2014 GSA Annual Meeting in Vancouver, British Columbia (19–22 October 2014)

Paper No. 149-7
Presentation Time: 3:00 PM

STRATIGRAPHIC INDICATORS TO THE CAUSE OF LAKE BASIN EVOLUTION IN MARGINAL LACUSTRINE AND FLUVIAL DEPOSITS


PIETRAS, Jeffrey T.1, LOWENSTEIN, Tim K.1, DEMICCO, Robert V.2 and KENYON, Ryan1, (1)Department of Geological Sciences and Environmental Studies, Binghamton University, Binghamton, NY 13902, (2)Department of Geological Sciences and Environmental Studies, Binghamton University, Binghamton, NY 13902-6000

Transitions from overfilled to balanced-fill or underfilled lake basin type are caused by either a decrease in the sediment plus water fill rate, an increase in the potential accommodation rate, or both (Carroll and Bohacs, 1999). We envision four unique scenarios leading to this transition that may be differentiated by the vertical succession of facies and stratal surfaces within the near lake margin stratigraphy. 1) A reduction in the sediment plus water fill rate due to climate change or drainage rerouting would lead to an initial decrease in water depth marked by a basinward step in facies and formation of an exposure surface as the lake surface dips below the elevation of the outflow sill. This initial shoaling would be followed by deepening in areas where sediment supply is outpaced by basin subsidence. 2) An increase in the rate of basin subsidence would also lead to a basinward shift in facies and formation of an exposure surface. However, since the volume of sediment entering the basin is unchanged there should be thicker and more extensive coarse clastic material above the transition boundary compared to scenario 1. These may be fluvial or marginal lacustrine deposits. Deepening upwards facies successions will occur where sediment supply is outpaced by basin subsidence. 3) A reduction in the sediment fill rate by formation of an upstream sediment trap (basin) would lead to a basinward step in facies, formation of an exposure surface, and a decrease in coarse clastic material. The stratigraphic record in the basin may be similar to scenario 1; however, the record in upstream fluvial or lacustrine basins would vary significantly. 4) Unlike in the other scenarios, uplift of the outflow sill would lead to an initial backstep of facies and formation of a flooding surface. Backstepping may also be recorded in the underlying overfilled deposits prior to the transition depending on the rate and magnitude of sill uplift.

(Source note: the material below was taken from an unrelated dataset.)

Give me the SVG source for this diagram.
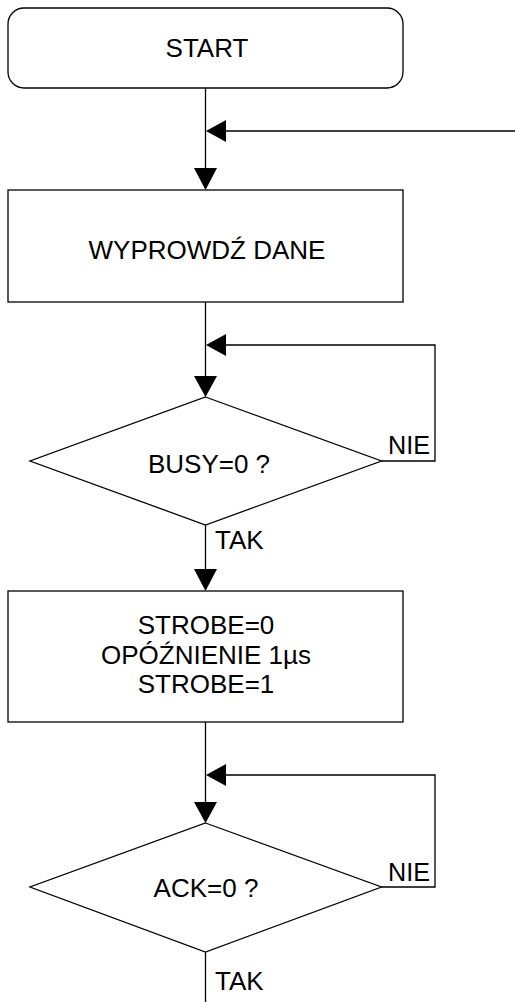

In addition to stratigraphic analysis, provenance data such as sandstone petrography, detrital clay mineralogy, and both stable and radiogenic isotope stratigraphy may aid in determining which scenario occurred. In the basin center, where mudstone facies dominate, geochemical proxies may differentiate the four scenarios in the transition from overfilled to balance-fill or underfilled basin types.